Hai-Briefing ist wichtig Gute Guides erklären das Prozedere eines Haitauchgangs im Briefing und sorgen für Sicherheit. Ruhig bleiben, die Haie immer im Auge behalten, eine aufrechte Position einnehmen und die Arme am Körper halten! Wie Hai-Verhaltensforscher Dr. Erich Ritter von SharkSchool sagt: „Es gibt keine gefährlichen Haie. Es gibt nur gefährliche Situationen!“
All-inclusive-Sharks? Die Erwartungshaltung ist groß Solange der Rubel rollt, gibt’s auch keine Meuterei an Bord des Safarischiffs – also wird illegal gefüttert, damit die Haie vor Ort sind. Ein Reiseveranstalter berichtete mir, dass ein Taucher Geld zurückforderte, weil er nicht die im Katalog abgebildeten Haie gesehen habe.
Neue Sicherheitsregeln?

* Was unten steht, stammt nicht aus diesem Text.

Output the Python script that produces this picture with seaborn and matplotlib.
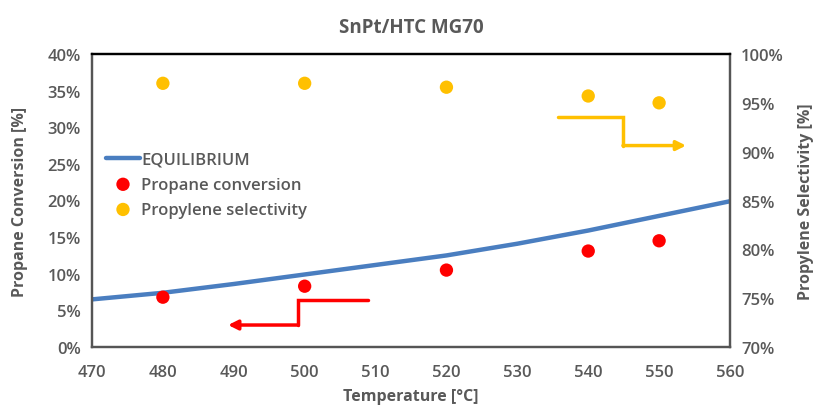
import numpy as np
import pandas as pd
import matplotlib
matplotlib.use("Agg")
import matplotlib.pyplot as plt
import seaborn as sns
from matplotlib.ticker import FuncFormatter

# Equilibrium propane conversion curve
eq_temp = [470, 480, 485, 490, 500, 510, 520, 530, 540, 550, 560]
eq_conv = [6.5, 7.4, 8.0, 8.6, 9.9, 11.2, 12.5, 14.1, 15.9, 17.9, 19.9]

# Measured points
temps = [480, 500, 520, 540, 550]
propane_conv = [6.8, 8.3, 10.5, 13.1, 14.5]
propylene_sel = [97.0, 97.0, 96.6, 95.7, 95.0]

x_ticks = [470, 480, 490, 500, 510, 520, 530, 540, 550, 560]
left_ticks = [0, 5, 10, 15, 20, 25, 30, 35, 40]
right_ticks = [70, 75, 80, 85, 90, 95, 100]

BLUE = "#4A7EC0"
RED = "#FF0000"
GOLD = "#FFC000"
GREY = "#595959"

sns.set_theme(style="white")
plt.rcParams["font.family"] = ["Open Sans", "DejaVu Sans"]

fig = plt.figure(figsize=(8.13, 4.06), dpi=100)
ax = fig.add_axes([92 / 813, 1 - 348 / 406, (730 - 92) / 813, (348 - 55) / 406])
ax2 = ax.twinx()

eq_df = pd.DataFrame({"T": eq_temp, "conv": eq_conv})
pts_df = pd.DataFrame({"T": temps, "conv": propane_conv, "sel": propylene_sel})

sns.lineplot(data=eq_df, x="T", y="conv", ax=ax, color=BLUE, linewidth=3.2,
             label="EQUILIBRIUM", legend=False)
sns.scatterplot(data=pts_df, x="T", y="conv", ax=ax, color=RED, s=92,
                edgecolor="none", label="Propane conversion", legend=False, zorder=4)
sns.scatterplot(data=pts_df, x="T", y="sel", ax=ax2, color=GOLD, s=92,
                edgecolor="none", label="Propylene selectivity", legend=False, zorder=4)

ax.set_xlim(470, 560)
ax.set_ylim(0, 40)
ax2.set_ylim(70, 100)
ax.set_xticks(x_ticks)
ax.set_yticks(left_ticks)
ax2.set_yticks(right_ticks)
pct = FuncFormatter(lambda v, p: f"{v:.0f}%")
ax.yaxis.set_major_formatter(pct)
ax2.yaxis.set_major_formatter(pct)

for a in (ax, ax2):
    a.tick_params(axis="both", length=0, labelsize=12, labelcolor=GREY, pad=8)
    a.tick_params(axis="x", pad=12)
    for lab in a.get_xticklabels() + a.get_yticklabels():
        lab.set_fontweight("semibold")
    a.grid(False)
ax.set_facecolor("white")

ax.set_xlabel("Temperature [°C]", fontsize=11.5, color=GREY, fontweight="bold", labelpad=6)
ax.set_ylabel("Propane Conversion [%]", fontsize=11.5, color=GREY, fontweight="bold", labelpad=14)
ax2.set_ylabel("Propylene Selectivity [%]", fontsize=11.5, color=GREY, fontweight="bold", labelpad=10)
ax.set_title("SnPt/HTC MG70", fontsize=13.5, color=GREY, fontweight="bold", pad=16)

for a in (ax, ax2):
    for s in a.spines.values():
        s.set_visible(True)
        s.set_color("#555555")
        s.set_linewidth(1.6)
    a.spines["top"].set_color("black")

# Direction arrows pointing to each axis
ax.annotate("", xy=(489.2, 3.0), xytext=(499.1, 3.0),
            arrowprops=dict(arrowstyle="-|>", color=RED, lw=2.5, mutation_scale=14,
                            shrinkA=0, shrinkB=0))
ax.plot([509.0, 499.1, 499.1], [6.4, 6.4, 3.0], color=RED, lw=2.5,
        solid_joinstyle="miter")
ax.annotate("", xy=(553.8, 27.5), xytext=(544.9, 27.5),
            arrowprops=dict(arrowstyle="-|>", color=GOLD, lw=2.5, mutation_scale=14,
                            shrinkA=0, shrinkB=0))
ax.plot([535.8, 544.9, 544.9], [31.4, 31.4, 27.5], color=GOLD, lw=2.5,
        solid_joinstyle="miter")

h1, l1 = ax.get_legend_handles_labels()
h2, l2 = ax2.get_legend_handles_labels()
leg = ax.legend(h1 + h2, l1 + l2, loc="upper left", bbox_to_anchor=(0.012, 0.69),
                frameon=False, fontsize=12, handlelength=2.0, handletextpad=0.1,
                labelspacing=0.55, borderaxespad=0)
for t in leg.get_texts():
    t.set_color(GREY)
    t.set_fontweight("semibold")

fig.savefig("out.png", dpi=100, facecolor="white")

Man sollte über Zugangsvoraussetzungen an Spots mit Haibegegnungen nachdenken: 100 geloggte Tauchgänge, AOWD-Brevet, ein Briefing zum Verhalten bei Haitauchgängen und ein Check-Dive. Wenn sich nichts ändert, werden sich solche Fälle wiederholen – eine Pause ist sinnlos. Bleibt zu hoffen...
„Wer mit Haien taucht, sollte wissen, wie sie ticken. Gute Vorbereitung und ein detailliertes Briefing sind wichtig“, sagt TAUCHEN-Redakteur Michael Krüger.
Weißspitzen-Hochseehaie sind neugierig und zeigen wenig Scheu vor Tauchern.